Selecting an appropriate 'n' value is crucial for accurate calculations and often requires engineering judgment based on field observations or published tables.

Hydraulic Radius (R)

The hydraulic radius, 'R', is a geometric property of the channel's cross-section. It is defined as the ratio of the cross-sectional area of flow (A) to the wetted perimeter (P).

R = A / P

• Cross-sectional Area (A): The area of the flowing water perpendicular to the direction of flow.
• Wetted Perimeter (P): The length of the channel boundary that is in contact with the flowing water.

For a rectangular channel, if the width is 'b' and depth is 'y', then A = b*y and P = b + 2y. For a circular pipe flowing full, R = D/4 where D is the diameter.

Channel Slope (S)

The channel slope, 'S', represents the longitudinal slope of the channel bed. It is expressed as a dimensionless ratio of the change in elevation (rise) to the horizontal distance (run) over which that change occurs.

S = (Change in Elevation) / (Horizontal Length)

A steeper slope results in a higher flow velocity due to increased gravitational force. It's important to use the energy slope, but for practical purposes in uniform flow, the bed slope is often used as a good approximation.

How to Use This Manning's Calculator

Our interactive calculator makes it easy to apply Manning's equation:

1. Enter Manning's Roughness Coefficient (n): Input the 'n' value corresponding to your channel material and conditions. Use the default value or consult engineering handbooks for specific materials.
2. Enter Hydraulic Radius (R): Provide the hydraulic radius of your channel in meters. Remember, R is calculated from the cross-sectional area and wetted perimeter.
3. Enter Channel Slope (S): Input the dimensionless slope of your channel (e.g., 0.001 for a 1-meter drop over 1000 meters).
4. Click "Calculate Discharge": The calculator will instantly display the volumetric flow rate (Q) in cubic meters per second (m³/s).

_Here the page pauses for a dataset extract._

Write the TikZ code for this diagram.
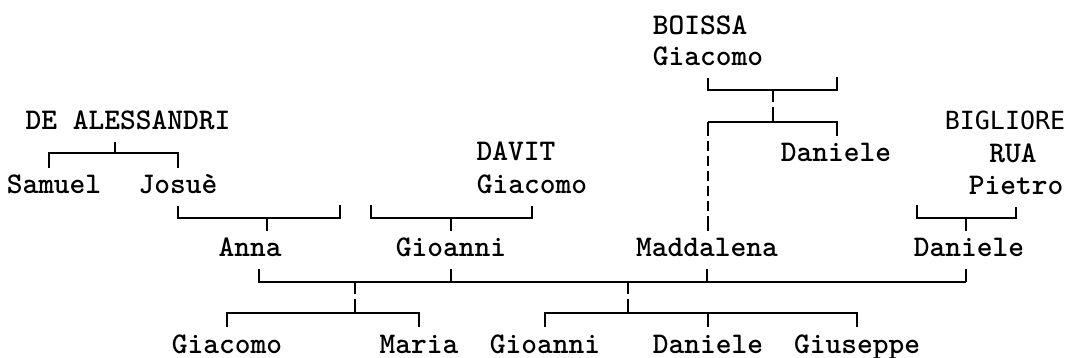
\documentclass[tikz,border=0pt]{standalone}
\usepackage{fontspec}
\newfontfamily\sansmono{DejaVu Sans Mono}
\tikzset{
  person/.style={anchor=base, inner sep=0pt, text height=19pt, text depth=5pt,
    font=\ttfamily\bfseries\fontsize{30}{36}\selectfont},
  tie/.style={line width=2pt},
  gap/.style={shorten <=7pt},
  gaps/.style={shorten <=7pt, shorten >=7pt},
  broken/.style={dash pattern=on 12pt off 5pt on 40pt},
  dashy/.style={dash pattern=on 14pt off 5pt on 10pt off 5pt on 10pt off 5pt on 10pt off 5pt on 10pt off 5pt on 10pt off 5pt on 15pt}
}
\begin{document}
\begin{tikzpicture}[x=1pt,y=-1pt]
\useasboundingbox (0,0) rectangle (1072,358);
% forebears
\node[person] (boissa) at (700,35) {BOISSA};
\node[person] (giacB) at (708,66) {Giacomo};
\node[person] (deal) at (128,130) {DE ALESSANDRI};
\node[person, font=\sansmono\fontsize{25}{30}\selectfont] (bigl) at (1005,130) {BIGLIORE};
\node[person] (danB) at (836,162) {Daniele};
\node[person] (davit) at (516,161) {DAVIT};
\node[person] (rua) at (1013,163) {RUA};
\node[person] (samuel) at (54,194) {Samuel};
\node[person] (josue) at (178,194) {Josuè};
\node[person] (giacD) at (532,194) {Giacomo};
\node[person] (pietro) at (1016,195) {Pietro};
% parents
\node[person] (anna) at (250,257) {Anna};
\node[person] (gioanni) at (451,257) {Gioanni};
\node[person] (madd) at (707,257) {Maddalena};
\node[person] (danR) at (969,257) {Daniele};
% children
\node[person] (giacC) at (227,353) {Giacomo};
\node[person] (maria) at (419,353) {Maria};
\node[person] (gioC) at (545,353) {Gioanni};
\node[person] (danC) at (708,353) {Daniele};
\node[person] (giuseppe) at (857,353) {Giuseppe};

\coordinate (deJ) at (115,153);
\coordinate (deL) at (49,153);
\coordinate (joR) at (340,218);
\coordinate (joTop) at (340,205);
\coordinate (joJ) at (267,218);
\coordinate (daL) at (371,205);
\coordinate (daJ) at (451,218);
\coordinate (piL) at (917,205);
\coordinate (piJ) at (966,218);
\coordinate (boTop) at (837,77);
\coordinate (boJ) at (773,90);
\coordinate (boK) at (773,122);
\coordinate (boL) at (708,122);
\coordinate (mA) at (259,282);
\coordinate (mD) at (966,282);
\coordinate (lJ) at (355,282);
\coordinate (lK) at (355,313);
\coordinate (rJ) at (628,282);
\coordinate (rK) at (628,313);

\draw[tie,gap] (deal.south -| deJ) -- (deJ);
\draw[tie,gaps] (samuel.north -| deL) -- (deL) -| (josue.north);
\draw[tie,gap] (josue.south) |- (joR) -- (joTop);
\draw[tie,gap] (anna.north -| joJ) -- (joJ);
\draw[tie,gap] (giacD.south) |- (daJ) -| (daL);
\draw[tie,gap] (gioanni.north -| daJ) -- (daJ);
\draw[tie,gap] (pietro.south) |- (piJ) -| (piL);
\draw[tie,gap] (danR.north -| piJ) -- (piJ);
\draw[tie,gap] (giacB.south) |- (boJ) -| (boTop);
\draw[tie,broken] (boJ) -- (boK);
\draw[tie,gap] (danB.north -| boTop) |- (boL);
\draw[tie,dashy,shorten >=7pt] (boL) -- (madd.north -| boL);
\draw[tie,gap] (anna.south -| mA) -- (mA) -- (mD);
\draw[tie,gap] (danR.south -| mD) -- (mD);
\foreach \p in {gioanni,madd}
  \draw[tie,gap] (\p.south) -- (\p.south |- mA);
\draw[tie,broken] (lJ) -- (lK);
\draw[tie,broken] (rJ) -- (rK);
\draw[tie,gaps] (giacC.north) |- (lK) -| (maria.north);
\draw[tie,gaps] (gioC.north) |- (rK) -| (giuseppe.north);
\draw[tie,gap] (danC.north) -- (danC.north |- rK);
\end{tikzpicture}
\end{document}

This tool is designed for quick estimations and educational purposes. Always verify critical engineering designs with professional consultation.

Applications of Manning's Equation

Manning's equation is indispensable in various fields:

• Hydraulic Design: Designing new open channels, culverts, and storm drains to ensure they can carry required flow rates without overflowing or eroding.
• Floodplain Management: Estimating flood levels and flood plain extent by calculating flow capacities of natural rivers and streams.
• Environmental Engineering: Assessing water quality by understanding flow dynamics that affect pollutant transport and dilution.
• Water Resources Planning: Managing water distribution in irrigation canals and other water supply systems.
• Erosion Control: Predicting flow velocities to design channels that resist erosion.

Limitations and Considerations

While powerful, Manning's equation has its limitations:

• Empirical Nature: It's based on observations, not purely theoretical derivations, meaning its accuracy can vary.
• Assumptions: Assumes uniform flow (constant depth and velocity) and steady flow (flow characteristics don't change with time). Real-world conditions are often non-uniform and unsteady.
• 'n' Value Uncertainty: The greatest source of error often comes from the selection of 'n'. Misjudging roughness can lead to significant inaccuracies in discharge calculations.
• Not for Pressurized Flow: It's specifically for open channel flow where the water surface is exposed to the atmosphere, not for pipes flowing under pressure.
• Small Channels/Low Slopes: May be less accurate for very small channels or channels with extremely low slopes where surface tension or laminar flow conditions might dominate.

Despite these limitations, Manning's equation remains a cornerstone of open channel hydraulics due to its simplicity and widespread applicability for a broad range of engineering problems.